* **What you should do**:
Set down the data below from its first line to the line holding "0.529, 0.353, 0.070];", inclusive; omit all pictures.

Charts and diagrams as code:
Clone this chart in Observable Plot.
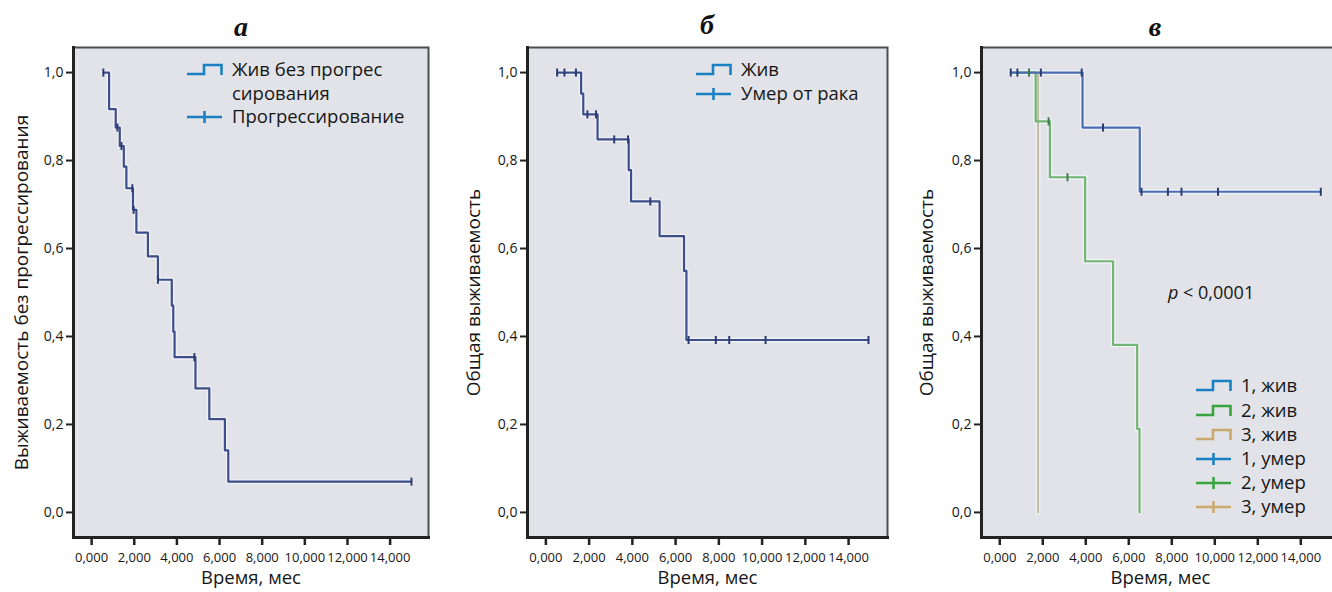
<!DOCTYPE html>
<html><head><meta charset="utf-8">
<script src="https://cdn.jsdelivr.net/npm/d3@7"></script>
<script src="https://cdn.jsdelivr.net/npm/@observablehq/plot@0.6"></script>
<style>
html,body{margin:0;padding:0;background:#fff;overflow:hidden;}
#root{position:relative;width:1332px;height:592px;overflow:hidden;font-family:'Open Sans',sans-serif;color:#161616;}
.panel{position:absolute;top:0;height:592px;}
.panel svg{max-width:none !important;}
.title{position:absolute;font-family:'Liberation Serif','DejaVu Serif',serif;font-weight:bold;font-style:italic;font-size:28px;transform:translate(-50%,-50%);line-height:1;color:#111;}
.leg{position:absolute;font-size:18.5px;line-height:1;white-space:nowrap;color:#161616;}
.sym{position:absolute;}
.pval{position:absolute;font-size:18px;line-height:1;white-space:nowrap;transform:translateY(-50%);}
</style>
</head><body><div id="root"></div>
<script>
// ---------- data ----------
const timeTicks = [0, 2, 4, 6, 8, 10, 12, 14];
const survTicks = [0, 0.2, 0.4, 0.6, 0.8, 1.0];

// Panel а: progression-free survival
const pfsTime = [0.55, 0.82, 1.13, 1.32, 1.51, 1.63, 1.94, 2.10, 2.64, 3.11, 3.76, 3.83, 3.89, 4.87, 5.52, 6.25, 6.41, 15.0];
const pfsSurv = [1.0, 0.917, 0.875, 0.833, 0.786, 0.737, 0.688, 0.636, 0.582, 0.529, 0.470, 0.411, 0.353, 0.282, 0.212, 0.141, 0.070, 0.070];
const pfsCensorTime = [0.55, 1.21, 1.40, 1.91, 1.97, 3.11, 4.82, 15.0];
const pfsCensorSurv = [1.0, 0.875, 0.833, 0.737, 0.688, 0.529, 0.353, 0.070];

// Panel б: overall survival
const osTime = [0.52, 1.63, 1.73, 2.39, 3.83, 3.94, 5.26, 6.39, 6.50, 14.92];
const osSurv = [1.0, 0.952, 0.905, 0.848, 0.778, 0.707, 0.628, 0.549, 0.392, 0.392];
const osCensorTime = [0.52, 0.86, 1.39, 1.92, 2.32, 3.16, 3.80, 4.83, 6.60, 7.86, 8.48, 10.16, 14.92];
const osCensorSurv = [1.0, 1.0, 1.0, 0.905, 0.905, 0.848, 0.848, 0.707, 0.392, 0.392, 0.392, 0.392, 0.392];

// Panel в: overall survival by group
const g1Time = [0.51, 3.85, 6.51, 14.93];
const g1Surv = [1.0, 0.875, 0.729, 0.729];
const g1CensorTime = [0.51, 0.82, 1.91, 3.81, 4.80, 6.59, 7.82, 8.45, 10.15, 14.93];
const g1CensorSurv = [1.0, 1.0, 1.0, 1.0, 0.875, 0.729, 0.729, 0.729, 0.729, 0.729];
const g2Time = [0.51, 1.67, 2.33, 3.97, 5.27, 6.39, 6.50];
const g2Surv = [1.0, 0.889, 0.762, 0.571, 0.381, 0.190, 0.0];
const g2CensorTime = [1.36, 2.27, 3.15];
const g2CensorSurv = [1.0, 0.889, 0.762];
const g3Time = [1.36, 1.78];
const g3Surv = [1.0, 0.0];

const legendA = ["Жив без прогрес\nсирования", "Прогрессирование"];
const legendB = ["Жив", "Умер от рака"];
const legendC = ["1, жив", "2, жив", "3, жив", "1, умер", "2, умер", "3, умер"];
const titles = ["а", "б", "в"];
const yLabels = ["Выживаемость без прогрессирования", "Общая выживаемость", "Общая выживаемость"];
const xLabel = "Время, мес";
const pText = "< 0,0001";

// ---------- helpers ----------
const zip = (ts, ss) => ts.map((t, i) => ({t, s: ss[i]}));
const tickSym = {draw(ctx, size) { const h = Math.sqrt(size / Math.PI); ctx.moveTo(0, -h); ctx.lineTo(0, h); }};
const FONT = "'Open Sans', sans-serif";
const root = document.getElementById("root");

function kmPanel({left, width, mL, mR, labelX, yLabel, series, censors}) {
  const marks = [
    Plot.frame({fill: "#e1e3e8", stroke: null}),
    ...series.map(s => Plot.line(s.data, {x: "t", y: "s", curve: "step-after", stroke: "#f3f6fc", strokeWidth: 5, strokeOpacity: 0.75})),
    ...series.map(s => Plot.line(s.data, {x: "t", y: "s", curve: "step-after", stroke: s.color, strokeWidth: 2.2})),
    ...censors.map(c => Plot.dot(c.data, {x: "t", y: "s", symbol: tickSym, r: 4, stroke: c.color, strokeWidth: 2, fill: "none"})),
    Plot.frame({stroke: "#4d4d4d", strokeWidth: 2}),
    Plot.axisY(survTicks, {tickSize: 7, tickPadding: 3, fontSize: 14, strokeWidth: 2, stroke: "#222", label: null,
      tickFormat: d => d.toFixed(1).replace(".", ",")}),
    Plot.axisX(timeTicks, {tickSize: 8, tickPadding: 7, fontSize: 13, strokeWidth: 2.5, stroke: "#222", label: null,
      tickFormat: d => d.toFixed(3).replace(".", ",")}),
    Plot.frame({anchor: "left", stroke: "#222", strokeWidth: 3}),
    Plot.frame({anchor: "bottom", stroke: "#222", strokeWidth: 3}),
    Plot.text([yLabel], {frameAnchor: "left", textAnchor: "middle", lineAnchor: "middle", text: d => d, rotate: -90, dx: -(mL - labelX), fontSize: 19, fill: "#161616"}),
    Plot.text([xLabel], {frameAnchor: "bottom", textAnchor: "middle", lineAnchor: "middle", text: d => d, dy: 41, fontSize: 18.5, fill: "#161616"})
  ];
  const svg = Plot.plot({
    width, height: 592, marginTop: 47, marginBottom: 55, marginLeft: mL, marginRight: mR,
    style: {fontFamily: FONT, background: "transparent", color: "#161616", overflow: "visible", maxWidth: "none"},
    x: {domain: [-0.85, 15.8], label: null},
    y: {domain: [-0.057, 1.057], label: null},
    marks
  });
  const div = document.createElement("div");
  div.className = "panel";
  div.style.left = left + "px";
  div.style.width = width + "px";
  div.appendChild(svg);
  root.appendChild(div);
}

function symbolSvg(kind, color) {
  const w = 36, h = 14;
  const p = kind === "step"
    ? `<path d="M0,11 H17 V2 H34.5 V12" fill="none" stroke="${color}" stroke-width="2.6"/>`
    : `<path d="M0,7 H35 M17.5,1 V13" fill="none" stroke="${color}" stroke-width="2.6"/>`;
  return `<svg width="${w}" height="${h}" style="display:block">${p}</svg>`;
}
function legendItem(symLeft, textLeft, cy, kind, color, label) {
  const s = document.createElement("div");
  s.className = "sym";
  s.style.left = symLeft + "px";
  s.style.top = (cy - 7) + "px";
  s.innerHTML = symbolSvg(kind, color);
  root.appendChild(s);
  const lines = label.split("\n");
  lines.forEach((ln, i) => {
    const t = document.createElement("div");
    t.className = "leg";
    t.textContent = ln;
    t.style.left = textLeft + "px";
    t.style.top = (cy + i * 24) + "px";
    t.style.transform = "translateY(-55%)";
    root.appendChild(t);
  });
}
function title(x, y, txt) {
  const d = document.createElement("div");
  d.className = "title";
  d.style.left = x + "px"; d.style.top = y + "px";
  d.textContent = txt;
  root.appendChild(d);
}

// ---------- colours ----------
const navy = "#3d4e89", navyDark = "#2c3b72";
const cBlue = "#4a6db2", cGreen = "#72b472", cTan = "#c3bea4";
const legBlue = "#1b7fc3", legGreen = "#3aa43c", legTan = "#c9a96e";

// ---------- panels ----------
kmPanel({left: 0, width: 444, mL: 73, mR: 16, labelX: 21, yLabel: yLabels[0],
  series: [{data: zip(pfsTime, pfsSurv), color: navy}],
  censors: [{data: zip(pfsCensorTime, pfsCensorSurv), color: navyDark}]});
kmPanel({left: 444, width: 444, mL: 83, mR: 1, labelX: 29, yLabel: yLabels[1],
  series: [{data: zip(osTime, osSurv), color: navy}],
  censors: [{data: zip(osCensorTime, osCensorSurv), color: navyDark}]});
kmPanel({left: 888, width: 470, mL: 93, mR: 19, labelX: 38, yLabel: yLabels[2],
  series: [
    {data: zip(g3Time, g3Surv), color: cTan},
    {data: zip(g2Time, g2Surv), color: cGreen},
    {data: zip(g1Time, g1Surv), color: cBlue}],
  censors: [
    {data: zip(g2CensorTime, g2CensorSurv), color: "#3f7a4a"},
    {data: zip(g1CensorTime, g1CensorSurv), color: navyDark}]});

// titles
title(241, 27, titles[0]);
title(707, 25, titles[1]);
title(1155, 27, titles[2]);

// legends
legendItem(187, 232, 70, "step", legBlue, legendA[0]);
legendItem(187, 232, 117, "plus", legBlue, legendA[1]);
legendItem(696, 741, 70, "step", legBlue, legendB[0]);
legendItem(696, 741, 94, "plus", legBlue, legendB[1]);
const cCols = [legBlue, legGreen, legTan, legBlue, legGreen, legTan];
const cY = [386, 411, 435, 459, 483, 507];
legendC.forEach((lab, i) => legendItem(1196, 1241, cY[i], i < 3 ? "step" : "plus", cCols[i], lab));

// p-value
const pv = document.createElement("div");
pv.className = "pval";
pv.style.left = "1168px"; pv.style.top = "292px";
pv.innerHTML = `<i>p</i> ${pText}`;
root.appendChild(pv);
</script>
</body></html>
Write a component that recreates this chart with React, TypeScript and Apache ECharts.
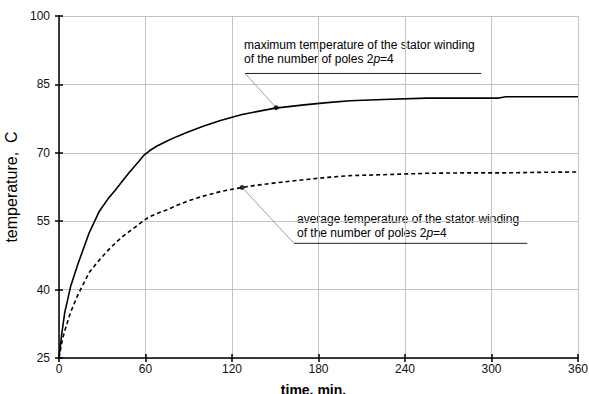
import React, { useEffect, useRef } from "react";
import * as echarts from "echarts";

const times = [0, 2, 4, 8, 13, 21, 28, 34, 39, 44, 49, 55, 59, 63, 68, 75, 82, 89, 100, 112, 120, 127, 135, 150, 170, 186, 202, 225, 255, 280, 305, 310, 330, 360];
const maxTemp = [25, 30.5, 35, 40.6, 45.5, 52.5, 57.2, 59.9, 61.8, 63.8, 65.8, 68.0, 69.5, 70.5, 71.5, 72.6, 73.6, 74.5, 75.8, 77.1, 77.8, 78.4, 78.9, 79.8, 80.5, 81.0, 81.4, 81.7, 82.0, 82.0, 82.0, 82.3, 82.3, 82.3];
const avgTemp = [25, 28.5, 31, 35, 38.8, 43.8, 46.5, 48.6, 50.2, 51.6, 52.8, 54.2, 55.2, 56.0, 56.7, 57.5, 58.5, 59.4, 60.5, 61.5, 62.0, 62.4, 62.8, 63.4, 64.1, 64.6, 65.0, 65.2, 65.5, 65.6, 65.6, 65.6, 65.7, 65.8];

const xTicks = { min: 0, max: 360, interval: 60 };
const yTicks = { min: 25, max: 100, interval: 15 };

// annotation anchors (time, temperature)
const maxDot = [150.6, 79.9];
const maxUnderline = [[129.1, 87.4], [292.9, 87.4]];
const avgDot = [127, 62.4];
const avgUnderline = [[163, 50.15], [324.8, 50.15]];

const FONT = "'Liberation Sans', Arial, Helvetica, sans-serif";

export default function App() {
  const ref = useRef<HTMLDivElement>(null);
  useEffect(() => {
    if (!ref.current) return;
    const chart = echarts.init(ref.current, undefined, { renderer: "svg" });
    const maxData = times.map((t, i) => [t, maxTemp[i]]);
    const avgData = times.map((t, i) => [t, avgTemp[i]]);
    const baseX = {
      type: "value" as const,
      min: xTicks.min,
      max: xTicks.max,
      interval: xTicks.interval,
      position: "bottom" as const,
    };
    const baseY = {
      type: "value" as const,
      min: yTicks.min,
      max: yTicks.max,
      interval: yTicks.interval,
      position: "left" as const,
    };
    const rich = {
      a: { fontFamily: FONT, fontSize: 12, lineHeight: 14, fill: "#000" },
      i: { fontFamily: FONT, fontSize: 12, lineHeight: 14, fontStyle: "italic", fill: "#000" },
    };
    chart.setOption({
      animation: false,
      backgroundColor: "#ffffff",
      textStyle: { fontFamily: FONT },
      grid: { left: 59, right: 11, top: 16, bottom: 36, containLabel: false, outerBoundsMode: "none" },
      xAxis: [
        {
          ...baseX,
          name: "time, min.",
          nameLocation: "middle",
          nameGap: 25,
          nameTextStyle: { fontFamily: FONT, fontSize: 14, fontWeight: "bold", color: "#000", padding: [0, 10, 0, 0] },
          axisLine: { show: true, lineStyle: { color: "#000", width: 1.5 } },
          axisTick: { show: true, inside: false, length: 4, lineStyle: { color: "#000", width: 1.5 } },
          axisLabel: { fontFamily: FONT, fontSize: 12, color: "#111", margin: 5 },
          splitLine: { show: true, lineStyle: { color: "#c4c4c4", width: 1 } },
        },
        {
          ...baseX,
          axisLine: { show: false },
          axisTick: { show: true, inside: true, length: 4, lineStyle: { color: "#000", width: 1.5 } },
          axisLabel: { show: false },
          splitLine: { show: false },
        },
      ],
      yAxis: [
        {
          ...baseY,
          name: "temperature,  C",
          nameLocation: "middle",
          nameGap: 32,
          nameRotate: 90,
          nameTextStyle: { fontFamily: FONT, fontSize: 16, color: "#000" },
          axisLine: { show: true, lineStyle: { color: "#000", width: 1.5 } },
          axisTick: { show: true, inside: false, length: 4, lineStyle: { color: "#000", width: 1.5 } },
          axisLabel: { fontFamily: FONT, fontSize: 12, color: "#111", margin: 9 },
          splitLine: { show: true, lineStyle: { color: "#c4c4c4", width: 1 } },
        },
        {
          ...baseY,
          axisLine: { show: false },
          axisTick: { show: true, inside: true, length: 4, lineStyle: { color: "#000", width: 1.5 } },
          axisLabel: { show: false },
          splitLine: { show: false },
        },
      ],
      series: [
        {
          type: "line",
          data: maxData,
          showSymbol: false,
          lineStyle: { color: "#000", width: 1.6 },
          z: 5,
        },
        {
          type: "line",
          data: avgData,
          showSymbol: false,
          lineStyle: { color: "#000", width: 1.6, type: [4, 3] },
          z: 5,
        },
        {
          type: "line",
          data: maxUnderline,
          showSymbol: false,
          lineStyle: { color: "#222", width: 1 },
        },
        {
          type: "line",
          data: [maxUnderline[0], maxDot],
          showSymbol: false,
          lineStyle: { color: "#888", width: 0.8 },
        },
        {
          type: "line",
          data: avgUnderline,
          showSymbol: false,
          lineStyle: { color: "#222", width: 1 },
        },
        {
          type: "line",
          data: [avgUnderline[0], avgDot],
          showSymbol: false,
          lineStyle: { color: "#888", width: 0.8 },
        },
        {
          type: "scatter",
          data: [maxDot, avgDot],
          symbolSize: 5,
          itemStyle: { color: "#000" },
          z: 6,
        },
      ],
      graphic: [
        {
          type: "text",
          x: 244,
          y: 38,
          style: {
            text: "{a|maximum temperature of the stator winding}\n{a|of the number of poles 2}{i|p}{a|=4}",
            rich,
            textVerticalAlign: "top",
          },
        },
        {
          type: "text",
          x: 297,
          y: 212,
          style: {
            text: "{a|average temperature of the stator winding}\n{a|of the number of poles 2}{i|p}{a|=4}",
            rich,
            textVerticalAlign: "top",
          },
        },
      ],
    });
    return () => chart.dispose();
  }, []);
  return <div ref={ref} style={{ width: 589, height: 394, position: "absolute", left: 0, top: 0 }} />;
}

* **Result of this exercise**:
Clone this chart in Observable Plot.
<!DOCTYPE html>
<html><head><meta charset="utf-8">
<script src="https://cdn.jsdelivr.net/npm/d3@7"></script>
<script src="https://cdn.jsdelivr.net/npm/@observablehq/plot@0.6"></script>
<style>
html,body{margin:0;padding:0;background:#fff;overflow:hidden;}
#root{position:relative;width:1332px;height:592px;overflow:hidden;font-family:'Open Sans',sans-serif;color:#161616;}
.panel{position:absolute;top:0;height:592px;}
.panel svg{max-width:none !important;}
.title{position:absolute;font-family:'Liberation Serif','DejaVu Serif',serif;font-weight:bold;font-style:italic;font-size:28px;transform:translate(-50%,-50%);line-height:1;color:#111;}
.leg{position:absolute;font-size:18.5px;line-height:1;white-space:nowrap;color:#161616;}
.sym{position:absolute;}
.pval{position:absolute;font-size:18px;line-height:1;white-space:nowrap;transform:translateY(-50%);}
</style>
</head><body><div id="root"></div>
<script>
// ---------- data ----------
const timeTicks = [0, 2, 4, 6, 8, 10, 12, 14];
const survTicks = [0, 0.2, 0.4, 0.6, 0.8, 1.0];

// Panel а: progression-free survival
const pfsTime = [0.55, 0.82, 1.13, 1.32, 1.51, 1.63, 1.94, 2.10, 2.64, 3.11, 3.76, 3.83, 3.89, 4.87, 5.52, 6.25, 6.41, 15.0];
const pfsSurv = [1.0, 0.917, 0.875, 0.833, 0.786, 0.737, 0.688, 0.636, 0.582, 0.529, 0.470, 0.411, 0.353, 0.282, 0.212, 0.141, 0.070, 0.070];
const pfsCensorTime = [0.55, 1.21, 1.40, 1.91, 1.97, 3.11, 4.82, 15.0];
const pfsCensorSurv = [1.0, 0.875, 0.833, 0.737, 0.688, 0.529, 0.353, 0.070];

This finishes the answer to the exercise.